Hybrid

Hybrid

"Out Loud, a Memoir"
by Mark Morris and Wesley Stace
Penguin Press, New York, 2019


This book is a cross between an autobiography by dancer, choreographer, dance company director and opera stager Morris and a biography of Morris by novelist and recording artist Stace. I am fairly familiar with Morris's work but had not before encountered any of Stace's. The writing took place when Morris (born 29 August 1956) was 62 years old - mature but, presumably, not at career's end. 

There are 14 chapters plus a prologue. The early chapters about Morris's childhood, growing up and dance training in Seattle are a very American story. I had to keep reminding myself it wasn't Jerome Robbins about whom I was reading. Beginning at age 9, Morris first studied Spanish dance. His mother took him to see performances and Jose Greco became the great example for him. Another eye opener was Russia's Bolshoi Ballet. Morris also trained in other "folk dance" forms such as Slavic, and in fencing. Eventually he took some ballet and modern dance classes too. Another love for Morris was music and he taught himself to read notation and play instruments. It was hard work, quite intense, but far from the balanced curricula and measured approach experienced by pupils at European dance academies.        

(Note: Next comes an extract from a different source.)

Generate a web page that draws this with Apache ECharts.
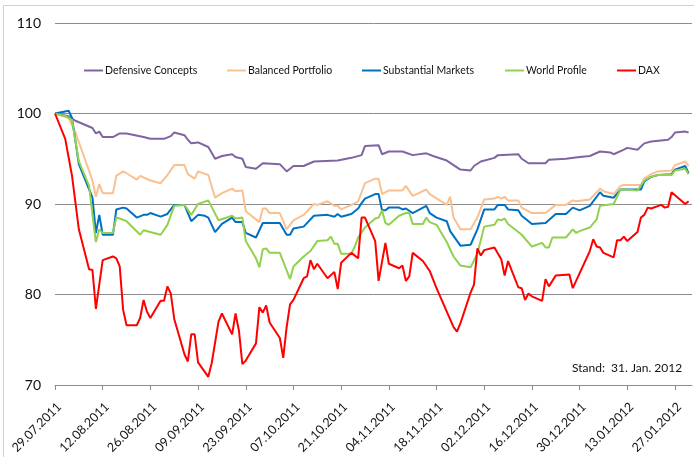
<!DOCTYPE html>
<html>
<head>
<meta charset="utf-8">
<script src="https://cdn.jsdelivr.net/npm/echarts@6/dist/echarts.min.js"></script>
<style>
  html, body { margin: 0; padding: 0; background: #fff; }
  #chart { width: 694px; height: 457px; }
</style>
</head>
<body>
<div id="chart"></div>
<script>
// x values are calendar days counted from 29.07.2011
const tickLabels = ['29.07.2011', '12.08.2011', '26.08.2011', '09.09.2011', '23.09.2011', '07.10.2011', '21.10.2011',
  '04.11.2011', '18.11.2011', '02.12.2011', '16.12.2011', '30.12.2011', '13.01.2012', '27.01.2012'];
const seriesNames = ['Defensive Concepts', 'Balanced Portfolio', 'Substantial Markets', 'World Profile', 'DAX'];
const seriesColors = ['#8064A2', '#FAC090', '#0070C0', '#92D050', '#FF0000'];

const defensiveDays = [0,4,6,11,12,13,14,17,19,21,26,28,32,34,35,38,39,40,42,45,47,49,52,53,55,56,59,61,66,68,
  70,73,76,83,87,90,91,95,96,98,102,105,109,111,115,117,119,122,123,125,129,130,136,137,139,144,145,150,154,157,
  160,163,164,167,168,171,173,175,180,181,182,185,186];
const defensiveValues = [100,99.7,99.2,98.4,97.8,98.0,97.4,97.4,97.8,97.8,97.4,97.2,97.2,97.5,97.9,97.6,97.1,96.7,96.8,96.3,
  95.0,95.3,95.5,95.2,95.0,94.1,93.9,94.5,94.4,93.6,94.2,94.2,94.7,94.8,95.1,95.4,96.4,96.5,95.5,95.8,
  95.8,95.4,95.6,95.3,94.8,94.3,93.8,93.7,94.2,94.7,95.1,95.4,95.5,95.0,94.5,94.5,94.9,95.0,95.2,95.3,
  95.8,95.7,95.5,96.0,96.2,96.0,96.7,96.9,97.1,97.4,97.9,98.0,97.9];

const balancedDays = [0,4,6,11,12,13,14,17,18,20,21,24,25,28,31,33,35,38,39,41,42,45,47,49,52,53,55,56,60,61,
  62,63,66,68,70,73,76,77,80,82,83,84,87,89,90,91,94,95,96,98,102,103,105,109,110,115,116,117,119,122,
  124,126,129,130,131,132,133,136,137,140,144,147,150,152,153,157,160,161,164,166,167,172,173,175,177,181,182,185,186];
const balancedValues = [100,99.5,97.9,92.6,90.8,92.2,91.2,91.2,93.1,93.6,93.4,92.7,93.1,92.6,92.3,93.2,94.3,94.3,93.3,92.8,
  93.6,93.2,90.7,91.2,91.7,91.4,91.5,89.2,88.0,89.5,89.5,89.0,89.0,87.2,88.2,88.8,90.0,89.9,90.3,89.8,
  89.8,89.4,89.9,90.3,91.3,92.3,92.8,92.8,91.1,91.5,91.5,92.0,90.9,91.6,91.1,89.9,90.8,88.5,87.2,87.2,
  88.5,90.5,90.6,90.8,90.6,90.8,90.4,90.4,89.6,89.0,89.0,89.9,89.9,90.4,90.3,90.5,91.7,91.4,91.1,92.0,
  92.1,92.1,92.8,93.3,93.6,93.7,94.3,94.7,94.2];

const substantialDays = [0,4,5,7,11,12,13,14,17,18,20,21,24,26,27,28,31,33,35,38,40,42,44,45,47,49,52,53,55,56,
  59,61,66,68,69,70,73,76,80,82,83,84,87,89,90,91,94,95,96,97,98,101,102,103,105,109,110,112,115,116,
  119,122,124,126,129,130,132,133,136,137,140,144,147,150,152,154,157,160,161,164,166,167,172,173,175,177,181,182,185,186];
const substantialValues = [100,100.3,99.5,94.4,90.7,86.8,88.8,86.6,86.6,89.4,89.6,89.5,88.5,88.8,88.8,89.0,88.6,88.9,89.9,89.9,
  88.1,88.8,88.7,88.5,86.9,87.8,88.5,88.0,88.0,86.8,86.3,87.9,87.9,86.6,86.6,87.3,87.5,88.7,88.8,88.6,
  88.9,88.6,88.9,89.5,90.1,90.6,91.1,91.1,89.3,89.3,89.6,89.6,89.4,89.5,89.0,89.8,89.0,88.5,88.1,87.0,
  85.4,85.5,87.2,89.4,89.4,89.9,89.9,89.4,89.3,88.7,87.8,87.9,88.9,88.9,89.6,89.3,89.8,91.3,90.9,90.7,
  91.6,91.6,91.6,92.5,93.0,93.2,93.3,93.8,94.2,93.4];

const worldDays = [0,3,5,7,10,11,12,13,14,17,18,19,21,25,26,31,33,35,38,40,42,45,48,52,53,55,56,59,60,61,
  62,63,66,69,70,73,75,77,80,81,82,83,84,87,88,89,91,94,95,96,97,98,101,103,104,105,108,109,110,112,
  115,117,119,122,124,126,129,130,131,132,133,136,137,140,143,144,145,146,150,152,153,154,157,159,160,164,166,167,171,173,
  175,177,181,182,185,186];
const worldValues = [100,99.7,99.3,94.7,92.0,88.8,85.8,87.2,86.8,86.8,88.5,88.4,88.1,86.6,87.1,86.6,87.7,89.8,89.9,88.8,
  90.0,90.4,88.2,88.7,88.4,88.5,85.9,84.0,83.0,85.0,85.1,84.6,84.6,81.7,83.1,84.2,84.8,85.9,86.0,86.4,
  85.6,85.6,84.5,84.5,85.3,86.3,87.4,88.4,88.5,89.3,87.9,87.7,88.7,89.0,89.0,87.8,87.8,88.5,88.0,87.7,
  85.8,84.2,83.2,83.0,84.5,87.5,87.7,88.3,88.2,88.4,87.8,86.9,86.6,85.3,85.7,85.2,85.2,86.3,86.3,87.2,
  86.8,87.0,87.4,88.3,89.8,90.0,91.6,91.6,91.5,92.6,93.0,93.2,93.2,93.7,93.9,93.3];

const daxDays = [0,3,5,7,10,11,12,14,17,18,19,20,21,24,25,26,27,28,31,32,33,34,35,38,39,40,41,42,45,46,
  48,49,52,53,54,55,56,59,60,61,62,63,66,67,68,69,70,73,74,75,76,77,80,82,83,84,87,89,90,91,
  94,95,97,98,101,102,103,104,105,108,110,112,117,118,119,122,123,124,125,126,129,131,132,133,136,137,138,139,140,143,
  144,145,147,151,152,157,158,159,160,161,164,165,166,167,168,171,172,173,174,175,178,179,180,181,185,186];
const daxValues = [100,97.2,93.1,87.2,82.8,82.7,78.4,83.8,84.2,84.0,83.1,78.3,76.6,76.6,77.4,79.4,78.1,77.4,79.3,79.3,
  80.9,80.1,77.3,73.4,72.6,75.6,75.6,72.5,70.9,72.4,77.0,77.9,75.6,77.9,76.0,72.3,72.7,74.6,78.6,78.0,
  78.8,76.9,75.2,73.0,76.4,78.9,79.4,81.8,82.0,83.8,82.8,83.4,81.8,82.5,80.6,83.5,84.6,84.0,88.5,88.5,
  85.9,81.5,85.7,83.4,82.9,83.2,81.5,82.0,84.6,83.7,82.6,80.7,76.4,75.9,76.8,80.2,81.1,85.1,84.3,84.9,
  85.2,83.9,82.1,83.7,80.8,80.7,79.4,80.1,79.8,79.3,81.7,80.9,82.1,82.2,80.7,84.8,86.1,85.3,85.2,84.6,
  84.1,86.0,86.0,86.4,85.9,86.9,88.5,88.8,89.6,89.5,89.9,89.6,89.7,91.3,90.0,90.3];

const allDays = [defensiveDays, balancedDays, substantialDays, worldDays, daxDays];
const allValues = [defensiveValues, balancedValues, substantialValues, worldValues, daxValues];
const legendLeft = [84, 227, 362, 505, 617];

function pairs(days, values) {
  return days.map((d, i) => [d, values[i]]);
}

const font = 'Lato, "Liberation Sans", sans-serif';
const gridColor = '#8c8c8c';

const chart = echarts.init(document.getElementById('chart'), null, { renderer: 'canvas' });

const option = {
  backgroundColor: '#fff',
  animation: false,
  grid: { left: 55, right: 2, top: 23, bottom: 72, containLabel: false },
  legend: seriesNames.map((name, i) => ({
    data: [name],
    left: legendLeft[i],
    top: 65,
    padding: 0,
    icon: 'rect',
    itemWidth: 19,
    itemHeight: 2,
    textStyle: { fontFamily: font, fontSize: 10.5, color: '#111', padding: [0, 0, 0, -3] }
  })),
  xAxis: {
    type: 'value',
    min: 0,
    max: 187,
    interval: 14,
    splitLine: { show: false },
    axisLine: { lineStyle: { color: gridColor, width: 1 } },
    axisTick: { show: true, length: 5, lineStyle: { color: gridColor } },
    axisLabel: {
      rotate: 45,
      margin: 24,
      padding: [0, -6, 0, 0],
      fontFamily: font,
      fontSize: 12.5,
      color: '#111',
      showMaxLabel: false,
      formatter: v => (v % 14 === 0 ? tickLabels[v / 14] : '')
    }
  },
  yAxis: {
    type: 'value',
    min: 70,
    max: 110,
    interval: 10,
    axisLine: { show: false },
    axisTick: { show: false },
    splitLine: { lineStyle: { color: gridColor, width: 1 } },
    axisLabel: { margin: 14, fontFamily: font, fontSize: 14, color: '#111' }
  },
  series: seriesNames.map((name, i) => ({
    name: name,
    type: 'line',
    symbol: 'none',
    data: pairs(allDays[i], allValues[i]),
    itemStyle: { color: seriesColors[i] },
    lineStyle: { color: seriesColors[i], width: 2 }
  })),
  graphic: [
    {
      type: 'rect',
      shape: { x: 3.5, y: 5.5, width: 720, height: 480 },
      style: { fill: 'none', stroke: '#d0d0d0', lineWidth: 1 },
      silent: true
    },
    {
      type: 'text',
      left: 572,
      top: 362,
      style: { text: 'Stand:  31. Jan. 2012', font: '12px ' + font, fill: '#111' }
    }
  ]
};

chart.setOption(option);
</script>
</body>
</html>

Some of the writing in the book's early chapters is cutesy, but both Morris and the prose grow up. He takes himself on a tour of Europe and opts to make it as a dancer in New York, where he joins the "post-modern" dance scene, performing for others and doing his own dancing whenever possible. He is discovered, he thinks, by critic Arlene Croce who writes about him in The New Yorker magazine. Much of the rest of the book consists of creation and evolution stories about Morris dances and his dance group. These tales contain insights and wisecracks. There is much turbulence when he moves to Brussels to replace sensualist choreographer Maurice Bejart. He stays there from 1988 to 1991, then re-settles in New York. 

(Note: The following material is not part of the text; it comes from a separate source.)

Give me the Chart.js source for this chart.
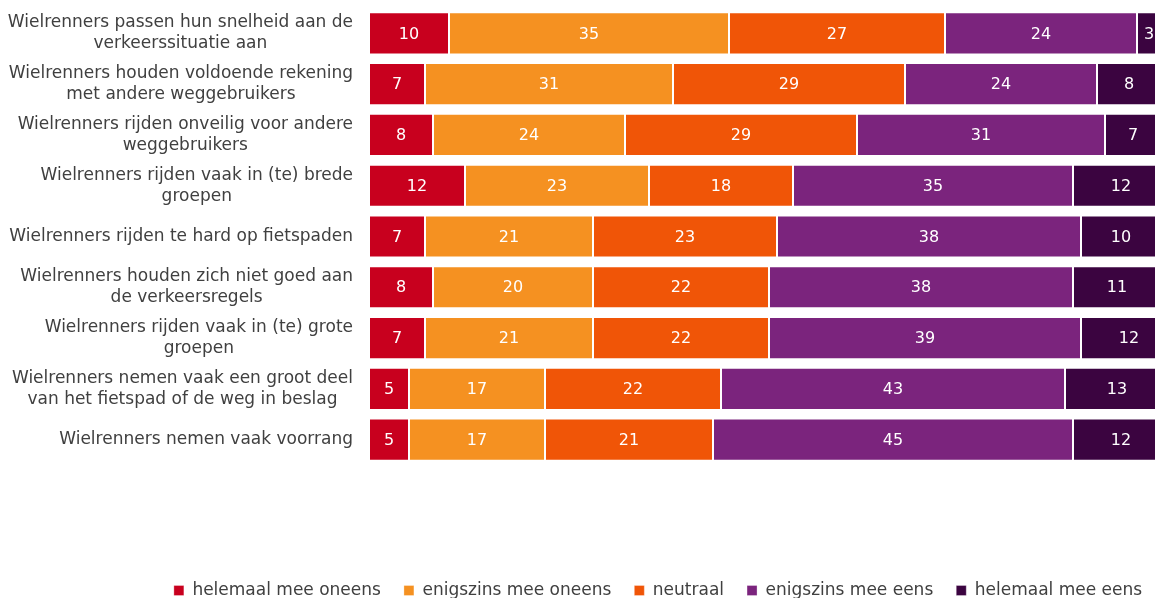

Of the 71 works by Mark Morris mentioned in this book, only a few are examined in detail. However, his "Sylvia" isn't even listed. It was a remarkably conventional staging for San Francisco Ballet in 2004 and was reviewed favorably by Croce. Before choreographing his version, Morris, of course, had listened to the Leo Delibes music but also looked at a film of the traditional Paris Opera staging of "Sylvia" by Lycette Darsonval. For me, the highpoint of the Parisian version is the entrance of the goddess Diana's huntress nymphs, their bows and arrows drawn. I've always wondered whether this entrance was the idea of Louis Merante, the ballet's original choreographer in 1876 and whether it inspired the famous entrance of the Shades in Marius Patipa's 1877 "La Bayadere". Moreover, did Morris see a connection between the huntress nymphs and the Chinese Communist ballet "Red Detachment of Women" with its gun toting females on pointe? Morris quotes choreography from "Red Detachment" in his and Peter Sellars's production of John Adams's opera "Nixon in China" and claims to love that ballet.  

The last piece by Morris that receives major attention in this book is his 2017 "Pepperland" to music by The Beatles. By then he wasn't dancing regularly anymore but doing more conducting. The book doesn't peter-out although it dwindles. I hope that Mark Morris will continue working for some time to come!  

(Erratum. On page 164 the ballet "Pas de Quatre" is credited to choreographer Mikhail Fokine. It was originally made in 1845 by choreographer Jules Perrot to Pugni's music. 20th Century re-creations have been by Keith Lester and by Anton Dolin.)